Sri Lanka Votes in Tight Presidential Poll
TEHRAN (Tasnim) – Millions of Sri Lankans are voting in a tightly fought presidential election, as incumbent President Mahinda Rajapaksa faces a former ally who has promised to root out corruption and political decay.
Around 15 million people are eligible to vote in Thursday's election, as Rajapaksa faces Maithripala Sirisena, a former Health Minister who defected from the ruling party to run against him.
There were long queues at polling stations, with many voters calling for a change in leadership, Al Jazeera reported.
"My victory is in sight. There is support for us everywhere. From tomorrow, we will usher in a new political culture," Sirisena said, as he cast his vote in the eastern town of Polonnaruwa.

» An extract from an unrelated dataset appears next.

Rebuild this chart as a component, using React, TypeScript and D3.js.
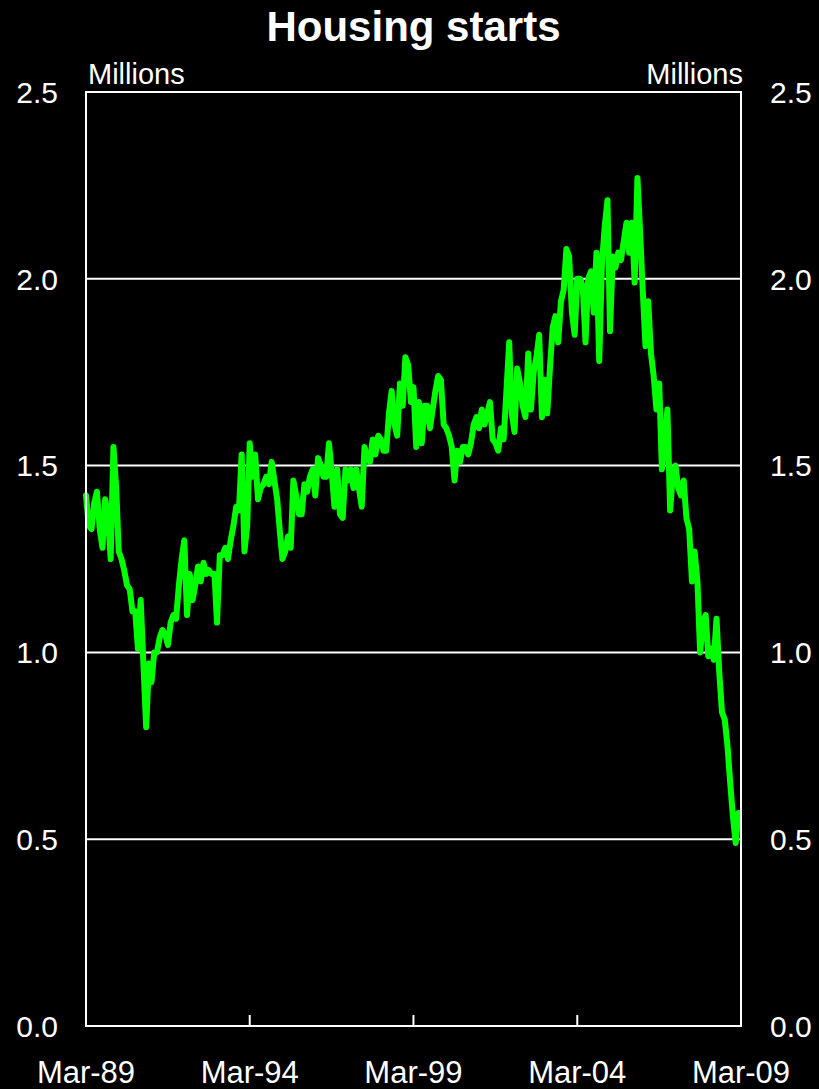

Sirisena quit as one of Rajapaksa's ministers in November, triggering a flood of defections from the government.
The defection turned Rajapaksa bid for a third term into a referendum on the president, and the enormous power he wields over the island nation.
There are no reliable opinion polls, but many analysts believe Sirisena will benefit from a popular yearning for change after a decade under Rajapaksa.
Sirisena's election campaign focused on reining in the president's expanding powers, and accused Rajapaksa of corruption, a charge the president denies.
Rajapaksa appeared assured of victory on Thursday, despite his second term being dogged by accusations of corruption, including undermining the independence of the judiciary and lining the pockets of political cronies through lucrative contracts.
"We will have a resounding victory. That is very clear," he told reporters.
After his landslide election victory in 2010, Rajapaksa jailed his opponent and used his overwhelming parliamentary majority to scrap a constitutional two-term limit for the president and give himself the power to appoint judges, top bureaucrats, police officials and military chiefs.
He also orchestrated the impeachment of the country's chief justice and replaced her with a trusted adviser.
Rajapaksa's political power grew immensely after he crushed the Tamil Tiger rebels in 2009, ending the country's 25-year civil war.
More than 100,000 people are estimated to have been killed, including 40,000 mostly Tamil civilians in the closing months of the conflict.